▸ Exercise goal:
Produce nothing but an exact copy of the lines from the one containing "Clone this chart in D3.js." through the one containing "var plotL = 157, plotR", and do not carry over pictures.

▸ Data shown:
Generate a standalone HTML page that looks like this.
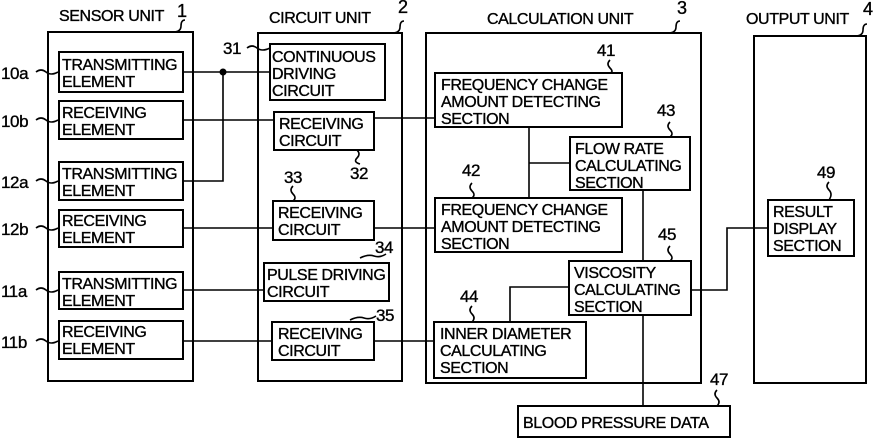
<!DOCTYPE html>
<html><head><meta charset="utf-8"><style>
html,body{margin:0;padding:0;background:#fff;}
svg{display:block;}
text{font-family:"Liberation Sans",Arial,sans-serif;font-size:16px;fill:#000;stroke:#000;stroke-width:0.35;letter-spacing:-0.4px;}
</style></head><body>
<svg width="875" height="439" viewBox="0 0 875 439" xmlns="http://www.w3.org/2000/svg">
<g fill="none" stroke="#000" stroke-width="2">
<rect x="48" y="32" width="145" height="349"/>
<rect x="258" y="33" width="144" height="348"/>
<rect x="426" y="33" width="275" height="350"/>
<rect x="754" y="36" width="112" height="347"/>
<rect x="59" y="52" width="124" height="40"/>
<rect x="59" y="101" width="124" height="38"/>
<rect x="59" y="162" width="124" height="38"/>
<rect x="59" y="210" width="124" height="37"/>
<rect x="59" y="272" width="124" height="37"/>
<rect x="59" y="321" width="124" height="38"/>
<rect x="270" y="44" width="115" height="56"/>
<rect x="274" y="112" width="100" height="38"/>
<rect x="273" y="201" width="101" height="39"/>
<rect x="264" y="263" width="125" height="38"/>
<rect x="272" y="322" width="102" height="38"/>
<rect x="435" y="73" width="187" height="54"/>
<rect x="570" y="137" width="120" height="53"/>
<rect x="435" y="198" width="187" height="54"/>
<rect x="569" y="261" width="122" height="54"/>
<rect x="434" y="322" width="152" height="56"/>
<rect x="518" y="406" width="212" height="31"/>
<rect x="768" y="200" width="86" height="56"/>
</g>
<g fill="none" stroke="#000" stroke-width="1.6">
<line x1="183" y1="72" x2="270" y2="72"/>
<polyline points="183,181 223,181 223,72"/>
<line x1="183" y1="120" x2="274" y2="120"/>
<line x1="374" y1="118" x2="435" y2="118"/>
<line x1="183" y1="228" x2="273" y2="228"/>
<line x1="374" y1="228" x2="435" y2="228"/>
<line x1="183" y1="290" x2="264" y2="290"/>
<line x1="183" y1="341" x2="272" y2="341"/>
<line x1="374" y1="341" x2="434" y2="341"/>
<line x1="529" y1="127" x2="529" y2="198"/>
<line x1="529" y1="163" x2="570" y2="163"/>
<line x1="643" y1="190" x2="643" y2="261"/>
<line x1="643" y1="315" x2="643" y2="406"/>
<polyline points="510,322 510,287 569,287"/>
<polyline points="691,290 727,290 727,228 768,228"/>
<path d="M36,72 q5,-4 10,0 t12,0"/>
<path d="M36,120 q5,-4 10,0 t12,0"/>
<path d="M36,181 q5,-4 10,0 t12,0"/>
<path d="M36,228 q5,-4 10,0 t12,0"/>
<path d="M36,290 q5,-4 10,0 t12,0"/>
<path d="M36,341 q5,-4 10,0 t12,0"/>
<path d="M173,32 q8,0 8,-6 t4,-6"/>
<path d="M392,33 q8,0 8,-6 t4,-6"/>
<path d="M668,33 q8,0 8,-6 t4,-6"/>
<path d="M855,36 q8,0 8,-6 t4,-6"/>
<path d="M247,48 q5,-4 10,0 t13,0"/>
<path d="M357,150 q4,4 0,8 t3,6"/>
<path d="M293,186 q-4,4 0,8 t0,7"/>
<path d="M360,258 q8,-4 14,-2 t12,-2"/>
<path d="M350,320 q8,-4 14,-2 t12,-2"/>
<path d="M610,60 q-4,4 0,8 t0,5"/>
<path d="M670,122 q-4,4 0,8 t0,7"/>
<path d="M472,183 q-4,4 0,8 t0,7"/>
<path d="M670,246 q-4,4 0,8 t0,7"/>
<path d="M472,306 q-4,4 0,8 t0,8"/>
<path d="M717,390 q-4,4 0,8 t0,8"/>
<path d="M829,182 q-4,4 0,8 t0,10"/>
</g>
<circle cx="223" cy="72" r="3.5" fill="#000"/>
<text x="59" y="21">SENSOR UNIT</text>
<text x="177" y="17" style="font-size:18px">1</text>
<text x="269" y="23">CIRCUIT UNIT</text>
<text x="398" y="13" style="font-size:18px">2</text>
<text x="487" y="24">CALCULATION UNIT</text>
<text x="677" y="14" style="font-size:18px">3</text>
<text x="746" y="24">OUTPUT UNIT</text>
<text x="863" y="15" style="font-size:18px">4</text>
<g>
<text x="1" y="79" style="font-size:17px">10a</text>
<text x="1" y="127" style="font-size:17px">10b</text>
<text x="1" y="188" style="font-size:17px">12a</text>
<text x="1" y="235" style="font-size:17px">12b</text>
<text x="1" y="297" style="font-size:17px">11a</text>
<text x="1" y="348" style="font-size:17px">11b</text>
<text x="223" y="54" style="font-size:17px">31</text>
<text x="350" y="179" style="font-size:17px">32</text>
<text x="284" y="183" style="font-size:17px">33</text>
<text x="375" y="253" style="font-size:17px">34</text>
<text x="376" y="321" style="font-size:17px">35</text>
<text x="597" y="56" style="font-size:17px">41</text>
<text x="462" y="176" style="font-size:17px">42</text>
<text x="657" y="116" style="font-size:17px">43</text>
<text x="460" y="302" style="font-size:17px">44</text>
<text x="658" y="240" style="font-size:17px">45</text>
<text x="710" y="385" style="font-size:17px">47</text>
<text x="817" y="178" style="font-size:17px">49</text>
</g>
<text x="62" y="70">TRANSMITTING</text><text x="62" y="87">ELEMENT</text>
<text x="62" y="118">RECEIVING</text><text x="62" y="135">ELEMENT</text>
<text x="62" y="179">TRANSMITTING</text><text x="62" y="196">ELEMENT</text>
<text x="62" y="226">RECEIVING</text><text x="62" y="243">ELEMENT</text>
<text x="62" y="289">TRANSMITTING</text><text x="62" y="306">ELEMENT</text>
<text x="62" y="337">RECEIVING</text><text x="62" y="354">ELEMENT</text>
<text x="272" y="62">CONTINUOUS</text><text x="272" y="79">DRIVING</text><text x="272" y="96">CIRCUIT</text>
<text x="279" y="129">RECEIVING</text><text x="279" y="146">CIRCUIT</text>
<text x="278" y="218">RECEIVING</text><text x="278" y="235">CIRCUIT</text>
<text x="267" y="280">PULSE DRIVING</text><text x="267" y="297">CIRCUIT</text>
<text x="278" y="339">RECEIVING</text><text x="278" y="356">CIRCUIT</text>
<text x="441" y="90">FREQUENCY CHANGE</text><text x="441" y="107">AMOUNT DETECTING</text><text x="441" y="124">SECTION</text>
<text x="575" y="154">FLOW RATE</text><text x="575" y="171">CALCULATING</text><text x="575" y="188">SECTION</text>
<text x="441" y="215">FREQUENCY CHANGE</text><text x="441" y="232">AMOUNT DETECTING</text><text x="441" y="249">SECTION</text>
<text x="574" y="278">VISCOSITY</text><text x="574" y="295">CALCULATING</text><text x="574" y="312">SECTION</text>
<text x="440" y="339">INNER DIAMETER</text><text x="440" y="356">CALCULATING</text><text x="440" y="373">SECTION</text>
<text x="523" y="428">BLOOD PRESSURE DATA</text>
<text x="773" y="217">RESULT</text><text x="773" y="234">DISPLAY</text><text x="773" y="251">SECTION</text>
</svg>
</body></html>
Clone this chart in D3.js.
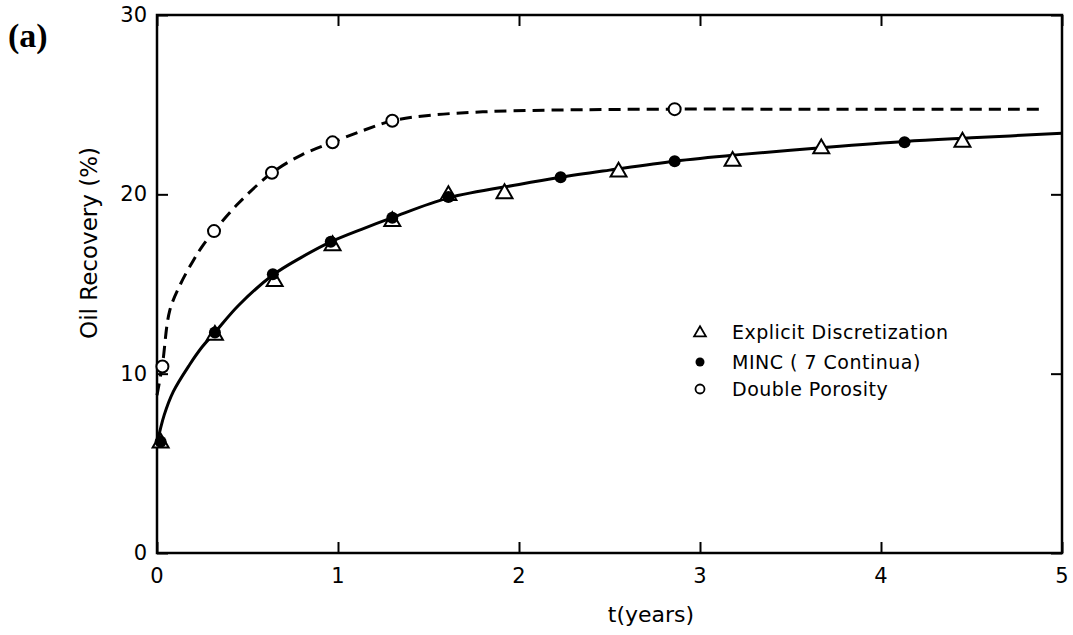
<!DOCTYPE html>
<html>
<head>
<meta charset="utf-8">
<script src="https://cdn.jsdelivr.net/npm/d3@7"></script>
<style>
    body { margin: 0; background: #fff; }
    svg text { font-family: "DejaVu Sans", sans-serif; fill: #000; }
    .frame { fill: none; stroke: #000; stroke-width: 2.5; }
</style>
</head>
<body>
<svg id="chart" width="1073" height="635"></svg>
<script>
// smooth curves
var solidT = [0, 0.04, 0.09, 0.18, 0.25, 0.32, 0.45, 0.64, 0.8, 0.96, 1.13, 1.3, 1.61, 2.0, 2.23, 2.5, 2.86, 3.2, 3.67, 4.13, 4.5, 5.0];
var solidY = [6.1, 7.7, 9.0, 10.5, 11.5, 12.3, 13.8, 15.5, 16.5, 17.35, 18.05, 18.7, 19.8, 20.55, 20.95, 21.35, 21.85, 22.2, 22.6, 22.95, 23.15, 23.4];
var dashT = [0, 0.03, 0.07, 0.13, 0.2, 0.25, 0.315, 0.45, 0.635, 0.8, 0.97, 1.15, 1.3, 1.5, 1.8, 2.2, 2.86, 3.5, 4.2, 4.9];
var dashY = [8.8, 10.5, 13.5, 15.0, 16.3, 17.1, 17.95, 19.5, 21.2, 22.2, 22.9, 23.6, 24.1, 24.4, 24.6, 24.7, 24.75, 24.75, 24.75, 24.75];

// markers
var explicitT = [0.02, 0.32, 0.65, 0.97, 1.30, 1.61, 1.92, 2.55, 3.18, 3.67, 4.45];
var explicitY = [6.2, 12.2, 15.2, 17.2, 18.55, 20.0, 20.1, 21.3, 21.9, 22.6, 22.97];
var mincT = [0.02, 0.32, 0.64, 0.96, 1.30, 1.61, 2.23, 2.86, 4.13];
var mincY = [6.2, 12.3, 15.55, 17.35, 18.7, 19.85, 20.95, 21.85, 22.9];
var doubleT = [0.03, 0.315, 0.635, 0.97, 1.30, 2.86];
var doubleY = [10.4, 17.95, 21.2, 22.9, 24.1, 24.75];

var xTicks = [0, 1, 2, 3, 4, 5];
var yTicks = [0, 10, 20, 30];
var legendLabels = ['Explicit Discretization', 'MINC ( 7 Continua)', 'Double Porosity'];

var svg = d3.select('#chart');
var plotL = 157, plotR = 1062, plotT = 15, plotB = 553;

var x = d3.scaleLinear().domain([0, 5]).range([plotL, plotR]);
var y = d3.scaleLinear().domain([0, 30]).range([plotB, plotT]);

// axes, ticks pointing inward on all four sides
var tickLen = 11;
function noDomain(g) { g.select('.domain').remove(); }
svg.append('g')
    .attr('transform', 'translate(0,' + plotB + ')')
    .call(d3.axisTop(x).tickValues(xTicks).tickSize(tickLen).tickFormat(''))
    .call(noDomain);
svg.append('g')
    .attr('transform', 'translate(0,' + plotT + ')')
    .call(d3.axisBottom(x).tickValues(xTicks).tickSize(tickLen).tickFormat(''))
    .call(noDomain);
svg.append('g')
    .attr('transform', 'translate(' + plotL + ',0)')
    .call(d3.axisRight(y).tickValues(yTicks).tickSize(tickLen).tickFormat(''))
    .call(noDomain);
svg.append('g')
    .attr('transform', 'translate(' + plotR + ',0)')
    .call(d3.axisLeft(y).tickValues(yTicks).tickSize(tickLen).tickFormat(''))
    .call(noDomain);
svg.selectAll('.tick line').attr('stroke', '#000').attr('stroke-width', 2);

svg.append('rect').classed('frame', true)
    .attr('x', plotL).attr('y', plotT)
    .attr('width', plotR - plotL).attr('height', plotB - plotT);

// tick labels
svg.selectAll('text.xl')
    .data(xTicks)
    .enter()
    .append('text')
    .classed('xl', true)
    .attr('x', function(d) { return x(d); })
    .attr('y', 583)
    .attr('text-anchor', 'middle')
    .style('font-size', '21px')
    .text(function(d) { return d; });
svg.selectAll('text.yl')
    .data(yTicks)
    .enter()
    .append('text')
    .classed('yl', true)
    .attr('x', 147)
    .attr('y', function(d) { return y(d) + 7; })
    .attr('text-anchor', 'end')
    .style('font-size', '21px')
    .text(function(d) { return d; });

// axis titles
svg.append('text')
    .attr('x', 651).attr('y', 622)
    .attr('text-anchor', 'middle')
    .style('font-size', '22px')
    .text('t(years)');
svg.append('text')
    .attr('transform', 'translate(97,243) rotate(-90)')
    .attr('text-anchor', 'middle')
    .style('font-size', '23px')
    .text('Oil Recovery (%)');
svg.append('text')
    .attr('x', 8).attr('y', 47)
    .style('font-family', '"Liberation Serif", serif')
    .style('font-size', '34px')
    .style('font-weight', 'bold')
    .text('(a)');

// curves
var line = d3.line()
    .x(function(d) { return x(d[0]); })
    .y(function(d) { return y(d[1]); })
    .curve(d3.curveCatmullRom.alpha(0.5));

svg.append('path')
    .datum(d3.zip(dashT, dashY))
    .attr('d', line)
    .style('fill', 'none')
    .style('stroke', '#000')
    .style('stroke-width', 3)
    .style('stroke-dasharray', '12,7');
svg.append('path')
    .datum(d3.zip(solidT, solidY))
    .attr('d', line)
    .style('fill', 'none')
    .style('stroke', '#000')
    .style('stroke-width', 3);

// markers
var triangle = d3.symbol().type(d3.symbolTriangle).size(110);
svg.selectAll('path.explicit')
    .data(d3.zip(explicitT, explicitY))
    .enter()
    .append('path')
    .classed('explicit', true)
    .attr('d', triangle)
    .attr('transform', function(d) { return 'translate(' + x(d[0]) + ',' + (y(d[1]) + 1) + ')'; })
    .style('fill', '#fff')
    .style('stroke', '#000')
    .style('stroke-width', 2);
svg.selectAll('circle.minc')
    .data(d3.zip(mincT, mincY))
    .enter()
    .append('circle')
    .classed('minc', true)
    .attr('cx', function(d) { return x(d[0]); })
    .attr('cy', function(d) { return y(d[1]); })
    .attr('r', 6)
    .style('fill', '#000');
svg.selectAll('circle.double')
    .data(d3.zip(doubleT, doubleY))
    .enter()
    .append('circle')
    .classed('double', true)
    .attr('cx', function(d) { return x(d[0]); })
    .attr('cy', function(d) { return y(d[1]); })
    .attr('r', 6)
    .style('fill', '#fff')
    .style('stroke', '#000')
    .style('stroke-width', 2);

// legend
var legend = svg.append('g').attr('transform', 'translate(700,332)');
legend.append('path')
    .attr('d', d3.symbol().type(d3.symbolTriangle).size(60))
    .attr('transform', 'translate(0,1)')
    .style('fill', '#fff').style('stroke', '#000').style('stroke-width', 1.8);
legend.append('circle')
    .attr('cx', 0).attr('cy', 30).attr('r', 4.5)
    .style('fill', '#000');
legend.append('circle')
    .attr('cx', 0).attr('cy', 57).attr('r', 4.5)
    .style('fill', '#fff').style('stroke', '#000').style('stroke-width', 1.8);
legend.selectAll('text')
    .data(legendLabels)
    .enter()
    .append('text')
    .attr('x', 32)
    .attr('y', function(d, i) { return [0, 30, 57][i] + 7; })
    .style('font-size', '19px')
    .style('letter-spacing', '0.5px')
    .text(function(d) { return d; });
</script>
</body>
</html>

▸ Response:
Clone this chart in D3.js.
<!DOCTYPE html>
<html>
<head>
<meta charset="utf-8">
<script src="https://cdn.jsdelivr.net/npm/d3@7"></script>
<style>
    body { margin: 0; background: #fff; }
    svg text { font-family: "DejaVu Sans", sans-serif; fill: #000; }
    .frame { fill: none; stroke: #000; stroke-width: 2.5; }
</style>
</head>
<body>
<svg id="chart" width="1073" height="635"></svg>
<script>
// smooth curves
var solidT = [0, 0.04, 0.09, 0.18, 0.25, 0.32, 0.45, 0.64, 0.8, 0.96, 1.13, 1.3, 1.61, 2.0, 2.23, 2.5, 2.86, 3.2, 3.67, 4.13, 4.5, 5.0];
var solidY = [6.1, 7.7, 9.0, 10.5, 11.5, 12.3, 13.8, 15.5, 16.5, 17.35, 18.05, 18.7, 19.8, 20.55, 20.95, 21.35, 21.85, 22.2, 22.6, 22.95, 23.15, 23.4];
var dashT = [0, 0.03, 0.07, 0.13, 0.2, 0.25, 0.315, 0.45, 0.635, 0.8, 0.97, 1.15, 1.3, 1.5, 1.8, 2.2, 2.86, 3.5, 4.2, 4.9];
var dashY = [8.8, 10.5, 13.5, 15.0, 16.3, 17.1, 17.95, 19.5, 21.2, 22.2, 22.9, 23.6, 24.1, 24.4, 24.6, 24.7, 24.75, 24.75, 24.75, 24.75];

// markers
var explicitT = [0.02, 0.32, 0.65, 0.97, 1.30, 1.61, 1.92, 2.55, 3.18, 3.67, 4.45];
var explicitY = [6.2, 12.2, 15.2, 17.2, 18.55, 20.0, 20.1, 21.3, 21.9, 22.6, 22.97];
var mincT = [0.02, 0.32, 0.64, 0.96, 1.30, 1.61, 2.23, 2.86, 4.13];
var mincY = [6.2, 12.3, 15.55, 17.35, 18.7, 19.85, 20.95, 21.85, 22.9];
var doubleT = [0.03, 0.315, 0.635, 0.97, 1.30, 2.86];
var doubleY = [10.4, 17.95, 21.2, 22.9, 24.1, 24.75];

var xTicks = [0, 1, 2, 3, 4, 5];
var yTicks = [0, 10, 20, 30];
var legendLabels = ['Explicit Discretization', 'MINC ( 7 Continua)', 'Double Porosity'];

var svg = d3.select('#chart');
var plotL = 157, plotR = 1062, plotT = 15, plotB = 553;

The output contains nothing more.